Rubicon One — Review

©1984 Review by Lawrence I. Charters

Fantasy Review No. 65, March 1984, p. 32.

Speculative Journalism?

Jones, Dennis. Rubicon One. Beaufort Books, New York, August 1983. 309 p. $14.95. ISBN 0-8253-0156-4.

Future war stories are an important part of speculative literature. Paper violence is less messy than the battlefield variety, and gives authors (and generals, and politicians, and mere citizens) the opportunity to explore political and military possibilities without the usual expenditure of blood and treasure. Rubicon One, a future war novel centered in the Middle East, investigates what might happen if an ambitious, and completely unprincipled, Soviet leader offered nuclear weapons to anti-Israeli forces.

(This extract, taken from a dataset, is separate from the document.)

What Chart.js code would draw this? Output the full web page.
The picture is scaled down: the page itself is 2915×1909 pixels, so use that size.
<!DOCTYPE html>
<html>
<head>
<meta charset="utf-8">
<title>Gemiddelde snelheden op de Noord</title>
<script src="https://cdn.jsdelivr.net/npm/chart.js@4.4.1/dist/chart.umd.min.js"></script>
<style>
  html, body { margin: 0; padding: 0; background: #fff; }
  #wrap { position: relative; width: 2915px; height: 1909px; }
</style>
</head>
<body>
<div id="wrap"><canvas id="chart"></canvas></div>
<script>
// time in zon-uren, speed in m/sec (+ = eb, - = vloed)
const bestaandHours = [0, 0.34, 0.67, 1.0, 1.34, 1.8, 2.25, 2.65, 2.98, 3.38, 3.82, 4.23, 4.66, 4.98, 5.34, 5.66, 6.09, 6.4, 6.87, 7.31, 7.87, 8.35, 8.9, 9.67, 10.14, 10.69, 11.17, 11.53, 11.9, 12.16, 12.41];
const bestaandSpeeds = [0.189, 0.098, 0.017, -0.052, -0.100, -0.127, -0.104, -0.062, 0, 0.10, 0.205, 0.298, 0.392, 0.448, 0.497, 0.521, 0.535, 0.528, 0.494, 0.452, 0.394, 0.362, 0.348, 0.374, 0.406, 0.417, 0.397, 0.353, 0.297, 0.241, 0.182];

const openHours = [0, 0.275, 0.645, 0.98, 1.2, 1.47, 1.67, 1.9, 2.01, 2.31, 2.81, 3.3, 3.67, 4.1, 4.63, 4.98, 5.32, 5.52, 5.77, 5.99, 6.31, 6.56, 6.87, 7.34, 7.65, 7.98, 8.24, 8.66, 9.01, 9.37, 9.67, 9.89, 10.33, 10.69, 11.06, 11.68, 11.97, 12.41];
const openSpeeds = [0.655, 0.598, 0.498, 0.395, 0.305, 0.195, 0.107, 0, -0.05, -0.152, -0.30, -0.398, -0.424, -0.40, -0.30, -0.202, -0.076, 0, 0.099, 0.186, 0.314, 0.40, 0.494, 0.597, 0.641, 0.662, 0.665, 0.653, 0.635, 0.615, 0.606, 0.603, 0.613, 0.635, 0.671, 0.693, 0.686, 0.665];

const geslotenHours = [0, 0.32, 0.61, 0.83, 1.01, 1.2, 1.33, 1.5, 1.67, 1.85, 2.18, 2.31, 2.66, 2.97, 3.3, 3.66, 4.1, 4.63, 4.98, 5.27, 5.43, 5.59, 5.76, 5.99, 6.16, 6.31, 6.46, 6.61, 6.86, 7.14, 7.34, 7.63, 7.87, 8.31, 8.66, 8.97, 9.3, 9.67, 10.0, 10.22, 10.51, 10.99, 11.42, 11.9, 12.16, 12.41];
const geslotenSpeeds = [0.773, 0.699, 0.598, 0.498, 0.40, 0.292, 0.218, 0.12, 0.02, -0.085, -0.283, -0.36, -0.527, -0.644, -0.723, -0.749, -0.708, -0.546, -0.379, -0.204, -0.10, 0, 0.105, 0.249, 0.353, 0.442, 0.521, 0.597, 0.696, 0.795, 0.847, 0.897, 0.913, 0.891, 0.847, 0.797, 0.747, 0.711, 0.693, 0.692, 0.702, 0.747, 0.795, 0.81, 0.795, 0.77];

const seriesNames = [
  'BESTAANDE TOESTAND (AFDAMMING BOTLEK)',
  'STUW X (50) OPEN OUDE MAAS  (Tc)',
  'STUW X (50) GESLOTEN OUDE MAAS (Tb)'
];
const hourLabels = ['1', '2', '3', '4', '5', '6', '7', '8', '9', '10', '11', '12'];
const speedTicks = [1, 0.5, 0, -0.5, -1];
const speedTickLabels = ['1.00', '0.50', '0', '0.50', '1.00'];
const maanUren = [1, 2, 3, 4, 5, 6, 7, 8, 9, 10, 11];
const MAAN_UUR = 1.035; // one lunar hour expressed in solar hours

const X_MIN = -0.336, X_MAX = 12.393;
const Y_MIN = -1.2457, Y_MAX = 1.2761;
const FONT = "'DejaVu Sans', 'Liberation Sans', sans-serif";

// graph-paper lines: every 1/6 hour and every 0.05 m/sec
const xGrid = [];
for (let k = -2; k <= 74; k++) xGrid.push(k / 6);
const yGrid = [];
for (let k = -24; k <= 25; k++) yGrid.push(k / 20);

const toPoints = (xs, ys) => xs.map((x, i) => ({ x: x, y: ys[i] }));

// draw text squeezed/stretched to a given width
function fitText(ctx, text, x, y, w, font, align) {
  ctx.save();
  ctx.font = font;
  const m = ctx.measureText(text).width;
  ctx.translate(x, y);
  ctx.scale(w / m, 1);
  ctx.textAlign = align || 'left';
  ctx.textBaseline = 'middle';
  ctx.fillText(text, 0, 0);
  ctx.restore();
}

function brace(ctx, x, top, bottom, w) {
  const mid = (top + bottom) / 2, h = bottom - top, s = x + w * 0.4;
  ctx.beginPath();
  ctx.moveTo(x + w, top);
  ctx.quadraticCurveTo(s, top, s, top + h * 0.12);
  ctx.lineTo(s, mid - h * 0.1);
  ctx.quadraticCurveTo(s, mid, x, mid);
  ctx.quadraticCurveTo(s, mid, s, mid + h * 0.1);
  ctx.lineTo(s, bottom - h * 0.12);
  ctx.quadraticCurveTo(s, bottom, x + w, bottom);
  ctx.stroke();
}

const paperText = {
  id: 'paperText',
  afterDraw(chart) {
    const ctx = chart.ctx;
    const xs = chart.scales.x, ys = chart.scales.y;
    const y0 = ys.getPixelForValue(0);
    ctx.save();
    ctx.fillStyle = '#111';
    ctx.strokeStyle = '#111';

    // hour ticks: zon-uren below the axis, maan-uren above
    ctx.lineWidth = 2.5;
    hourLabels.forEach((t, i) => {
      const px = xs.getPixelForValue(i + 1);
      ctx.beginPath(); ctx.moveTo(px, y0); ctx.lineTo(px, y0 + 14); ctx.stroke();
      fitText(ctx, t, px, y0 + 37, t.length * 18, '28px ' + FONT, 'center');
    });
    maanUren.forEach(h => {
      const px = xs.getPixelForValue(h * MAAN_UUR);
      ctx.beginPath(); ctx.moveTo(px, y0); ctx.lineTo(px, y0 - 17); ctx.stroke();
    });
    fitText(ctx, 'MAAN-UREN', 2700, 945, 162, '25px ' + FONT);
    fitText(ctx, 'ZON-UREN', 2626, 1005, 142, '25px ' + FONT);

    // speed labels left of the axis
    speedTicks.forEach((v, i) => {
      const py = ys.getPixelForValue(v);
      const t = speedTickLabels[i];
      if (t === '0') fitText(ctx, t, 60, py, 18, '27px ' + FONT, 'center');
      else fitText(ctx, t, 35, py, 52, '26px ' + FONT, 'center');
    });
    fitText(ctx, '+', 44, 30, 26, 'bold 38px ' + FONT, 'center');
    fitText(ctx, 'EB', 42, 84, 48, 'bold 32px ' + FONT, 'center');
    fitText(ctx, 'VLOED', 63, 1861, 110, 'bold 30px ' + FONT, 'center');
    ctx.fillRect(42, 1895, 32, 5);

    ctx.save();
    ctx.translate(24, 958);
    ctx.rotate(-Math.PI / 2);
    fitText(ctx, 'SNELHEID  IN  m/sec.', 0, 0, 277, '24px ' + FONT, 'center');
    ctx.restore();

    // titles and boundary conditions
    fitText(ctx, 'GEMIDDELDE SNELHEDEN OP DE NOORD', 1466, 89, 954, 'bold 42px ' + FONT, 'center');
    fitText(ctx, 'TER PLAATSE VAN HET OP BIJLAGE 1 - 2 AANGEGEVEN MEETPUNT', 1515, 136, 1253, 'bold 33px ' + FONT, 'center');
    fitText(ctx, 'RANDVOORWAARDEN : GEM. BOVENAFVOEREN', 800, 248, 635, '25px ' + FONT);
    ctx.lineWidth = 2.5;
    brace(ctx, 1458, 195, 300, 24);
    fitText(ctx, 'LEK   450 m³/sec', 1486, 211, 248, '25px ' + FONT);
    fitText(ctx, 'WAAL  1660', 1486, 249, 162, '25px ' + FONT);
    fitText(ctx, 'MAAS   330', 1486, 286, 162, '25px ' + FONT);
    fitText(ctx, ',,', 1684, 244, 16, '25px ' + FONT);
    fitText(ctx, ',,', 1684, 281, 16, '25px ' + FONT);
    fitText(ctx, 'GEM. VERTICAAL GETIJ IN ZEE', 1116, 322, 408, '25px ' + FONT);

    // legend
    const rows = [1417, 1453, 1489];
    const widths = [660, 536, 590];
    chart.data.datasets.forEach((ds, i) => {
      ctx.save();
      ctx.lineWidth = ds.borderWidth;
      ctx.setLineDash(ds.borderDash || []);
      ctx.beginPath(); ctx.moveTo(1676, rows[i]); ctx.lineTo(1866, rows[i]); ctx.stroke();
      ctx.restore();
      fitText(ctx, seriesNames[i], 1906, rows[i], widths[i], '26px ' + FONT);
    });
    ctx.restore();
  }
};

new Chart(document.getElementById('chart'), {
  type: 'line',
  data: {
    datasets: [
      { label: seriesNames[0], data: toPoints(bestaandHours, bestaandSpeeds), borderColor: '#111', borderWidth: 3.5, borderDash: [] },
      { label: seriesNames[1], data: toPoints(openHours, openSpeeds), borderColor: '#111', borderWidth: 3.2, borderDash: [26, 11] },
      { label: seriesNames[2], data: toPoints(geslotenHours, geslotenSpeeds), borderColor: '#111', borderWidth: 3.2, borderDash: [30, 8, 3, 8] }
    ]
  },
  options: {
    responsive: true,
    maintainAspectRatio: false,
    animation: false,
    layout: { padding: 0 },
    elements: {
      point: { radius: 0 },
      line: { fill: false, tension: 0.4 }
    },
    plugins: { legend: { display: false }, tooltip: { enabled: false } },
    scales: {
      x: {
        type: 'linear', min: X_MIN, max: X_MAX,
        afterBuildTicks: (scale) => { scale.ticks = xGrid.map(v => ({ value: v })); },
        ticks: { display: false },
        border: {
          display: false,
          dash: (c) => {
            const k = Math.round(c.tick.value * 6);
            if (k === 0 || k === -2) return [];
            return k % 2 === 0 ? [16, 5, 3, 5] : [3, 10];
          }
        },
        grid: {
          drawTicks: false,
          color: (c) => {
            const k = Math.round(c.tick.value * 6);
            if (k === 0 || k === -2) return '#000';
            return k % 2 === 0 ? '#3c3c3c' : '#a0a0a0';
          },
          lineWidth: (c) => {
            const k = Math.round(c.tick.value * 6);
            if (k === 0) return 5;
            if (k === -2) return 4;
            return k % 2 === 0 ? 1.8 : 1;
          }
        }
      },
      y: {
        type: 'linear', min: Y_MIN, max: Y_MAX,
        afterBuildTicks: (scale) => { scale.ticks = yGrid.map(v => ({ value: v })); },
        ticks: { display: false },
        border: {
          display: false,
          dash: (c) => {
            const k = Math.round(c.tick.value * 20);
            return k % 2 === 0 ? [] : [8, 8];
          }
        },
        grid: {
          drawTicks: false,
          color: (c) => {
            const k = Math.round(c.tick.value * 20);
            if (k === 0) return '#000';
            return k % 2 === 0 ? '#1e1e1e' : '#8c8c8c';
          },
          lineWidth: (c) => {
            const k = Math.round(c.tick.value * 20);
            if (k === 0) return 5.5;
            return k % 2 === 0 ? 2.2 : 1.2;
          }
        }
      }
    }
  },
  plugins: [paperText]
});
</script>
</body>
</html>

Could the U.S. and Israel, both deeply moral nations, protect themselves from nuclear-armed fanatics and incompetents? And would protection require abandonment of airy ideals in order to deal with terrestrial realities?

Jones, a Canadian journalist, is not a master of the descriptive phrase. Most of his characters are colorless, and some scenes are drawn so starkly they are difficult to visualize. Character names are often comically stereotypical, and non-English personal and place names are inconsistently Anglicized. Yet these “flaws” are almost unnoticeable; Rubicon One is tightly focused on the subject at hand, and the lack of soap opera trappings are something you notice only in retrospect. Moving swiftly from problem to problem, Jones offers a detached, almost scholarly overview of a terrifying series of events, beginning with a coup d’etat in Russia and ending in a nuclear exchange in the Middle East.

Unlike similar novels, the military and political details are accurate, and the view of Soviet and American leaders is far less cynical than most recent works. Were it not for the fact that both the author and the publisher are relative unknowns, Rubicon One could be a major novel. Recommended for libraries and those interested in near-future fiction.